### GIVEN INFORMATION

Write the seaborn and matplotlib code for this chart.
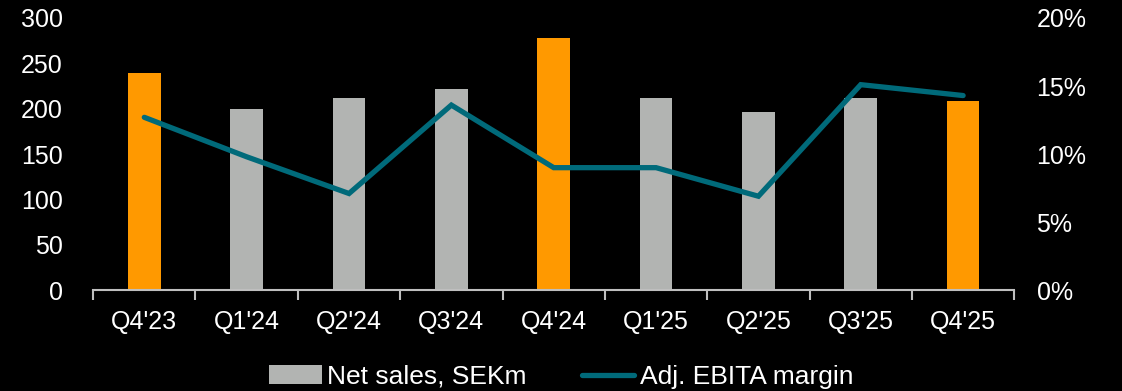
import numpy as np
import pandas as pd
import seaborn as sns
import matplotlib.pyplot as plt
from matplotlib.patches import Patch
from matplotlib.lines import Line2D
from matplotlib.ticker import FuncFormatter, FixedLocator

# Data
quarters = ["Q4'23", "Q1'24", "Q2'24", "Q3'24", "Q4'24",
            "Q1'25", "Q2'25", "Q3'25", "Q4'25"]
net_sales = [239, 200, 212, 222, 278, 212, 196, 212, 208]
ebita_margin = [12.7, 9.8, 7.1, 13.6, 9.0, 9.0, 6.9, 15.1, 14.3]

ORANGE = "#FF9900"
GREY = "#B2B4B2"
TEAL = "#006A7A"
TEXT = "#FFFFFF"

sns.set_theme(style="white")
plt.rcParams['font.family'] = ['Liberation Sans', 'DejaVu Sans']

df = pd.DataFrame({"quarter": quarters, "sales": net_sales,
                   "margin": ebita_margin})
bar_colors = [ORANGE if q.startswith("Q4") else GREY for q in quarters]

fig = plt.figure(figsize=(11.22, 3.91), dpi=100, facecolor="black")
ax = fig.add_axes([0.083, 0.258, 0.821, 0.696])
ax.set_facecolor("black")

sns.barplot(data=df, x="quarter", y="sales", hue="quarter",
            palette=bar_colors, width=0.32, saturation=1,
            linewidth=0, edgecolor="none", legend=False, ax=ax)

ax2 = ax.twinx()
sns.lineplot(x=np.arange(len(quarters)), y=df["margin"], color=TEAL,
             linewidth=3.8, ax=ax2, solid_capstyle="round",
             solid_joinstyle="miter")

ax.set_xlim(-0.5, len(quarters) - 0.5)
ax.set_ylim(0, 300)
ax.set_yticks(range(0, 301, 50))
ax2.set_ylim(0, 20)
ax2.set_yticks(range(0, 21, 5))
ax2.yaxis.set_major_formatter(FuncFormatter(lambda v, p: f"{v:.0f}%"))

for a in (ax, ax2):
    for s in a.spines.values():
        s.set_visible(False)
    a.set_xlabel("")
    a.set_ylabel("")
    a.grid(False)

ax.spines["bottom"].set_visible(True)
ax.spines["bottom"].set_color("#BFBFBF")
ax.spines["bottom"].set_linewidth(1.5)

ax.tick_params(axis="x", which="major", length=0, pad=14,
               labelsize=18, labelcolor=TEXT)
ax.xaxis.set_minor_locator(FixedLocator(np.arange(-0.5, len(quarters), 1.0)))
ax.tick_params(axis="x", which="minor", length=7, width=1.5,
               color="#BFBFBF", direction="out", bottom=True)
ax.tick_params(axis="y", length=0, pad=22, labelsize=18, labelcolor=TEXT)
ax2.tick_params(axis="y", length=0, pad=16, labelsize=18, labelcolor=TEXT)

handles = [Patch(facecolor=GREY, edgecolor="none", label="Net sales, SEKm"),
           Line2D([], [], color=TEAL, linewidth=3.8,
                  solid_capstyle="round", label="Adj. EBITA margin")]
leg = fig.legend(handles=handles, loc="lower center",
                 bbox_to_anchor=(0.5, -0.055), ncol=2, frameon=False,
                 fontsize=19, handlelength=2.0, handletextpad=0.2,
                 columnspacing=2.1, labelcolor=TEXT)

fig.savefig("out.png", dpi=100, facecolor="black")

### EXERCISE REQUIREMENTS
Everything from the top line of the data down to and including the line with "from matplotlib.ticker import" is to be copied, except the pictures.

### RESPONSE TO THE EXERCISE
Write the seaborn and matplotlib code for this chart.
import numpy as np
import pandas as pd
import seaborn as sns
import matplotlib.pyplot as plt
from matplotlib.patches import Patch
from matplotlib.lines import Line2D
from matplotlib.ticker import FuncFormatter, FixedLocator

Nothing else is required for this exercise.